DATA TO USE:

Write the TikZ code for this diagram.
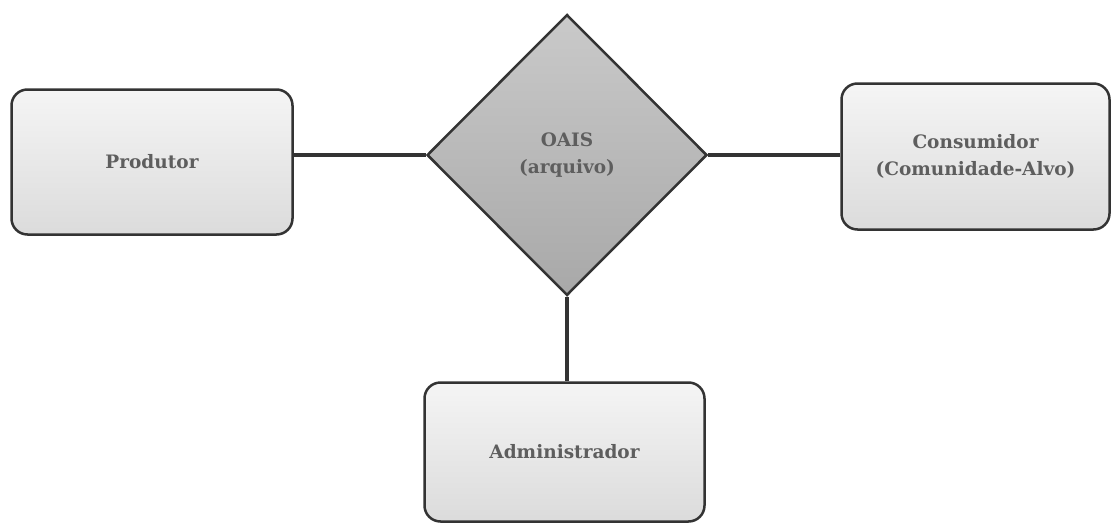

* * *

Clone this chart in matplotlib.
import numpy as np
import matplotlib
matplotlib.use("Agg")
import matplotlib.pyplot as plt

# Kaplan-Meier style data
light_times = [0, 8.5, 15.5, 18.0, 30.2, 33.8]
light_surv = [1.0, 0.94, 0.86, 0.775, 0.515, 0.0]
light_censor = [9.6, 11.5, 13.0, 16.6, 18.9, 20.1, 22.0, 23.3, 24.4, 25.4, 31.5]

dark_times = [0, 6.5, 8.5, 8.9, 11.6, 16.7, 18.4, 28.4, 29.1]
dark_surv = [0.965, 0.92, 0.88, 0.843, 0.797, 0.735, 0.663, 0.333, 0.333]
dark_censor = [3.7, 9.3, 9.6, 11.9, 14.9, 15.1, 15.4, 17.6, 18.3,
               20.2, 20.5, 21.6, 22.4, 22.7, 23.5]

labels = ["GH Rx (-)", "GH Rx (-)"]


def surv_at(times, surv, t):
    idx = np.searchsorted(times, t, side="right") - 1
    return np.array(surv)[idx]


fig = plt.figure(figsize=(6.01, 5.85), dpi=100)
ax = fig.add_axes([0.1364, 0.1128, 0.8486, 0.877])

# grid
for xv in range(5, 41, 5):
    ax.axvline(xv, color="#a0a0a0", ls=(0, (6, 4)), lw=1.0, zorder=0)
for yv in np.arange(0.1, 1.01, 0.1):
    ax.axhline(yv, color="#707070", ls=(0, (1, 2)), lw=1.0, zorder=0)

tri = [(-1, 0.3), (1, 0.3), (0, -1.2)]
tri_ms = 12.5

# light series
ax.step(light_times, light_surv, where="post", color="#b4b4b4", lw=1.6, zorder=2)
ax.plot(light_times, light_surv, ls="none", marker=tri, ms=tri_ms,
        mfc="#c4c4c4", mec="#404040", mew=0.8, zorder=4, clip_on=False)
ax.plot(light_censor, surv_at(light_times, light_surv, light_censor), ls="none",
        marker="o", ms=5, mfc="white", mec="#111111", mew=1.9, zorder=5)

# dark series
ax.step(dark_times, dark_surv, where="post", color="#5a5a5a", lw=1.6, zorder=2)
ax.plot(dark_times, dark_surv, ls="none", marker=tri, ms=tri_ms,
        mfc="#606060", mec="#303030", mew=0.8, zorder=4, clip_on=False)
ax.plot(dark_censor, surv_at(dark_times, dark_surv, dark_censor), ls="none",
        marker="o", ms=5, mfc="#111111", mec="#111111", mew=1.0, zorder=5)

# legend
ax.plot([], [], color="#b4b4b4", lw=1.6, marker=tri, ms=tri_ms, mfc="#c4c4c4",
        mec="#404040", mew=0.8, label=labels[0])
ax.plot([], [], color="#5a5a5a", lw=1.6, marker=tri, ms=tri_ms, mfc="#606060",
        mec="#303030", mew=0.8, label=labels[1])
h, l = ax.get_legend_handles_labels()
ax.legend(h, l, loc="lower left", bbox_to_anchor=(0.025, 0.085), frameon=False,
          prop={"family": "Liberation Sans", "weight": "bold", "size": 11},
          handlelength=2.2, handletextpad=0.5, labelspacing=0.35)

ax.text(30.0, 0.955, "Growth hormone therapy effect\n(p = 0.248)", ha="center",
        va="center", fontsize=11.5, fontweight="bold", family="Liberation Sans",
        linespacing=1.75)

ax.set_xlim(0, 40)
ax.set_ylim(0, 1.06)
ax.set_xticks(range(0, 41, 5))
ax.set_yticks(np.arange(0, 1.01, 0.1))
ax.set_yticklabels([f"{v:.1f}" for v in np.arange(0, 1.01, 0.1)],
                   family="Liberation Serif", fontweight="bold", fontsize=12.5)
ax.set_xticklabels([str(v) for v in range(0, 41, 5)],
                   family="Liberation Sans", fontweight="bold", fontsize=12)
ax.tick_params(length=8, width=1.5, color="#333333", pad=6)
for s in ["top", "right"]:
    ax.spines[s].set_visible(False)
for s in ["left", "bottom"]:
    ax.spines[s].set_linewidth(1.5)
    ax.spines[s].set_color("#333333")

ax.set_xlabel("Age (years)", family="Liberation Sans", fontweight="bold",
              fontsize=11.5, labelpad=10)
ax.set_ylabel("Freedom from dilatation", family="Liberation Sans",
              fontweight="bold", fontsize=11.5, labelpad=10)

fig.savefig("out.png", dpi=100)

OBJECTIVE: Print exactly the lines from the one containing "Clone this chart in matplotlib." to the one containing "tri_ms = 12.5", both included, and nothing else.

OUTPUT:
Clone this chart in matplotlib.
import numpy as np
import matplotlib
matplotlib.use("Agg")
import matplotlib.pyplot as plt

# Kaplan-Meier style data
light_times = [0, 8.5, 15.5, 18.0, 30.2, 33.8]
light_surv = [1.0, 0.94, 0.86, 0.775, 0.515, 0.0]
light_censor = [9.6, 11.5, 13.0, 16.6, 18.9, 20.1, 22.0, 23.3, 24.4, 25.4, 31.5]

dark_times = [0, 6.5, 8.5, 8.9, 11.6, 16.7, 18.4, 28.4, 29.1]
dark_surv = [0.965, 0.92, 0.88, 0.843, 0.797, 0.735, 0.663, 0.333, 0.333]
dark_censor = [3.7, 9.3, 9.6, 11.9, 14.9, 15.1, 15.4, 17.6, 18.3,
               20.2, 20.5, 21.6, 22.4, 22.7, 23.5]

labels = ["GH Rx (-)", "GH Rx (-)"]


def surv_at(times, surv, t):
    idx = np.searchsorted(times, t, side="right") - 1
    return np.array(surv)[idx]


fig = plt.figure(figsize=(6.01, 5.85), dpi=100)
ax = fig.add_axes([0.1364, 0.1128, 0.8486, 0.877])

# grid
for xv in range(5, 41, 5):
    ax.axvline(xv, color="#a0a0a0", ls=(0, (6, 4)), lw=1.0, zorder=0)
for yv in np.arange(0.1, 1.01, 0.1):
    ax.axhline(yv, color="#707070", ls=(0, (1, 2)), lw=1.0, zorder=0)

tri = [(-1, 0.3), (1, 0.3), (0, -1.2)]
tri_ms = 12.5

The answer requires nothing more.